# start of Provided records
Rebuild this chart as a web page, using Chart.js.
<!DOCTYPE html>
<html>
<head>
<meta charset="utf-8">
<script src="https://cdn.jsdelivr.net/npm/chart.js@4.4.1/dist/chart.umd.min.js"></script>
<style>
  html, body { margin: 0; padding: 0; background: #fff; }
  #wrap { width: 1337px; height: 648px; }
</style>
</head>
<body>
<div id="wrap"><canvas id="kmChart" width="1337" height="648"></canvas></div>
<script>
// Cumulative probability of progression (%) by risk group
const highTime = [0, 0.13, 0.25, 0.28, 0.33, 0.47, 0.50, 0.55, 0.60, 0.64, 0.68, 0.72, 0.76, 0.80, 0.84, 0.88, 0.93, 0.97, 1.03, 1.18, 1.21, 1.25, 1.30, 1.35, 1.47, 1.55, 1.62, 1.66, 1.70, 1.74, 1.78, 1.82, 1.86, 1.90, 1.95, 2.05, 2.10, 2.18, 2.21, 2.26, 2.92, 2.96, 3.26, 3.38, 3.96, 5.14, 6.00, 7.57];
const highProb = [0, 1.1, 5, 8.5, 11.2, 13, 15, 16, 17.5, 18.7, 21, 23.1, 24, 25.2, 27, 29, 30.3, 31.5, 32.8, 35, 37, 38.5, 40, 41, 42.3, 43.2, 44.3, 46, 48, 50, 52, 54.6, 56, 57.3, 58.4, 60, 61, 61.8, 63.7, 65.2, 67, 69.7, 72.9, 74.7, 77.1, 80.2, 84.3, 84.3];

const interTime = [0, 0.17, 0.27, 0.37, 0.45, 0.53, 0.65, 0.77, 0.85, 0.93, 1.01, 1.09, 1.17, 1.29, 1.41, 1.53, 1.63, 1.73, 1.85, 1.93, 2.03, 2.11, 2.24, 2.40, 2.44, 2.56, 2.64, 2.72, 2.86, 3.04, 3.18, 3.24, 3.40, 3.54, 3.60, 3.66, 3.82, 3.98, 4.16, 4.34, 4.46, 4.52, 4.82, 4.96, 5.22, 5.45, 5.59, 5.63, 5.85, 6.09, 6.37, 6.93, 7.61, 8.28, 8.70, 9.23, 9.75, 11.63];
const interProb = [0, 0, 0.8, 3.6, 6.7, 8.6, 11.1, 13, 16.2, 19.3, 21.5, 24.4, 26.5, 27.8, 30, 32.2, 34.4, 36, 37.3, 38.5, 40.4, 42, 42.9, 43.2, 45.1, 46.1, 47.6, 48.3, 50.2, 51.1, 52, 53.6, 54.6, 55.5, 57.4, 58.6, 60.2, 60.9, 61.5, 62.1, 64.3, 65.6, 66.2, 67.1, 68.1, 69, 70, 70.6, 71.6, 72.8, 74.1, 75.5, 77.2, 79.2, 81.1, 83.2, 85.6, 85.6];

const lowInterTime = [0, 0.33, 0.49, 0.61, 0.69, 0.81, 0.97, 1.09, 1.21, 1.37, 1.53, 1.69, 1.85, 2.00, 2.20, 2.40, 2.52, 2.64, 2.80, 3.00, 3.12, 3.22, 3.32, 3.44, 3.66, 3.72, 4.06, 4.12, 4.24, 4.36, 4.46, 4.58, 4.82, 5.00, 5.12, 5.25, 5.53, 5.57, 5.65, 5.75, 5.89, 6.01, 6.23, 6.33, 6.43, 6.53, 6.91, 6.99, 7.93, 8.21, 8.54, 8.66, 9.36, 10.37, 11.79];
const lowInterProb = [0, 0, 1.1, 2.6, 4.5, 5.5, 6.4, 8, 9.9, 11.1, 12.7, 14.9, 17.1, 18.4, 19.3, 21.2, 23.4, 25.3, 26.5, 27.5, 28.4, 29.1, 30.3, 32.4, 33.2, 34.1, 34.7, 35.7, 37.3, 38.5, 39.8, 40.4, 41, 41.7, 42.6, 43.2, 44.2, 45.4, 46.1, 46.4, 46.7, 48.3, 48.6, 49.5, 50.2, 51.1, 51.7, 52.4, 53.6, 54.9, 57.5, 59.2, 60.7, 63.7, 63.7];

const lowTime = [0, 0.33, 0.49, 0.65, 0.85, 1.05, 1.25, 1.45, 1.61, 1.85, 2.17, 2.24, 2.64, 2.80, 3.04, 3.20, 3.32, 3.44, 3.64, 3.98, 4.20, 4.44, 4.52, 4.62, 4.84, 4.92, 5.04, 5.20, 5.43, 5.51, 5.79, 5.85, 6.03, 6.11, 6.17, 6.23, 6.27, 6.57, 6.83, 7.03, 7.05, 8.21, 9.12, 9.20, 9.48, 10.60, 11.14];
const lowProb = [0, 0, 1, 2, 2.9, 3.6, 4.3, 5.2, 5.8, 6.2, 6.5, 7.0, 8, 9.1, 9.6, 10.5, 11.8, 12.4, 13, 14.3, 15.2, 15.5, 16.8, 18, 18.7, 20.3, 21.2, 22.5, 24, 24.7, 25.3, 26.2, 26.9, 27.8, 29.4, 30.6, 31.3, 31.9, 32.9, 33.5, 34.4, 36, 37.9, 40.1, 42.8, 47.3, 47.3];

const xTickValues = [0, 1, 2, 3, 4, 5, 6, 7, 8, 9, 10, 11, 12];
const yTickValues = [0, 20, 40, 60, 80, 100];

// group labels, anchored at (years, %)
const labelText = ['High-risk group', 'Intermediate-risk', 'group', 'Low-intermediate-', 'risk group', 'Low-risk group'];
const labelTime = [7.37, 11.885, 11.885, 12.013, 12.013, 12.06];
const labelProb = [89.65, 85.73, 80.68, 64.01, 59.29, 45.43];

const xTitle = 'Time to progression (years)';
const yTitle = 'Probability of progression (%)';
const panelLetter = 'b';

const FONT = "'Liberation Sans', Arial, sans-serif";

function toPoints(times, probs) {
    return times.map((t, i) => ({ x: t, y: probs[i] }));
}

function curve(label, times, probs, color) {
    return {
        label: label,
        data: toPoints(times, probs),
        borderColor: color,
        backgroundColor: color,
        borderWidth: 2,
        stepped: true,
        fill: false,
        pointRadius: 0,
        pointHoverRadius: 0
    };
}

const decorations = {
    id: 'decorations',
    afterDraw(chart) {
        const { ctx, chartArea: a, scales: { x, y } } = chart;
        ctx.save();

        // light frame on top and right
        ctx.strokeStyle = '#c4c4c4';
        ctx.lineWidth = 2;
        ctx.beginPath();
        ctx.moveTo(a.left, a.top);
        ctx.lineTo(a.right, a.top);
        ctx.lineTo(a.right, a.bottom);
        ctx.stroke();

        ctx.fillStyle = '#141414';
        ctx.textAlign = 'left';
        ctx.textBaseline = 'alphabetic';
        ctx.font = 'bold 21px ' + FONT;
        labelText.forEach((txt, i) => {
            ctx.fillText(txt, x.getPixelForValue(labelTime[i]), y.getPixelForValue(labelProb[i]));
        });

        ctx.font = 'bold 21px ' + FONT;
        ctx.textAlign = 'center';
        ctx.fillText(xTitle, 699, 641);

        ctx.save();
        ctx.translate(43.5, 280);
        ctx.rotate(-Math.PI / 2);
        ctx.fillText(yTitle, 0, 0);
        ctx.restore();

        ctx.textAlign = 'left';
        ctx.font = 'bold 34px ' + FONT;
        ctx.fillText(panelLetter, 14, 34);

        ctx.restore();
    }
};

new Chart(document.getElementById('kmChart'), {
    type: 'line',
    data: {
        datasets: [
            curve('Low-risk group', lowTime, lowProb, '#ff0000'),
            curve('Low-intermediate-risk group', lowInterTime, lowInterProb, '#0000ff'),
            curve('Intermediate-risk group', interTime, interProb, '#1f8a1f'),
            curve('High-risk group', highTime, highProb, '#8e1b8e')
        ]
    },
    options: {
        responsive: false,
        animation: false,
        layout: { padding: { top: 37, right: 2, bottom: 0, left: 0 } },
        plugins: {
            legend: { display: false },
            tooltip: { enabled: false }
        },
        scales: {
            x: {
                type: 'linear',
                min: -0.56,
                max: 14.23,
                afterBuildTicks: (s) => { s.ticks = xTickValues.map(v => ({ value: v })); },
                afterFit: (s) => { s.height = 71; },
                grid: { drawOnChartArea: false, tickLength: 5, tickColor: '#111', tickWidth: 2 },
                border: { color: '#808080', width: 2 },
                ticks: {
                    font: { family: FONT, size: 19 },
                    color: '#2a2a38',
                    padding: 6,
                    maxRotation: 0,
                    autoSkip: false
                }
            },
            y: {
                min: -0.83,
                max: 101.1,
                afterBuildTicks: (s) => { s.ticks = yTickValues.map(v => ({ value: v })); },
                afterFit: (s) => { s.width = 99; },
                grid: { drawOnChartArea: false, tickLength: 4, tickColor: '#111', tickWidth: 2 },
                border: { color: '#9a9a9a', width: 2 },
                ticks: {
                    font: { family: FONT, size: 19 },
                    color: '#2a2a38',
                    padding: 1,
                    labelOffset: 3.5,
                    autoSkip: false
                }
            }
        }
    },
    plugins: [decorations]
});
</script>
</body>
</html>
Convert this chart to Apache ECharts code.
# end of Provided records
» What is asked: Take every line from the data above that holds "this" and copy it out.

» Right answer:
Rebuild this chart as a web page, using Chart.js.
Convert this chart to Apache ECharts code.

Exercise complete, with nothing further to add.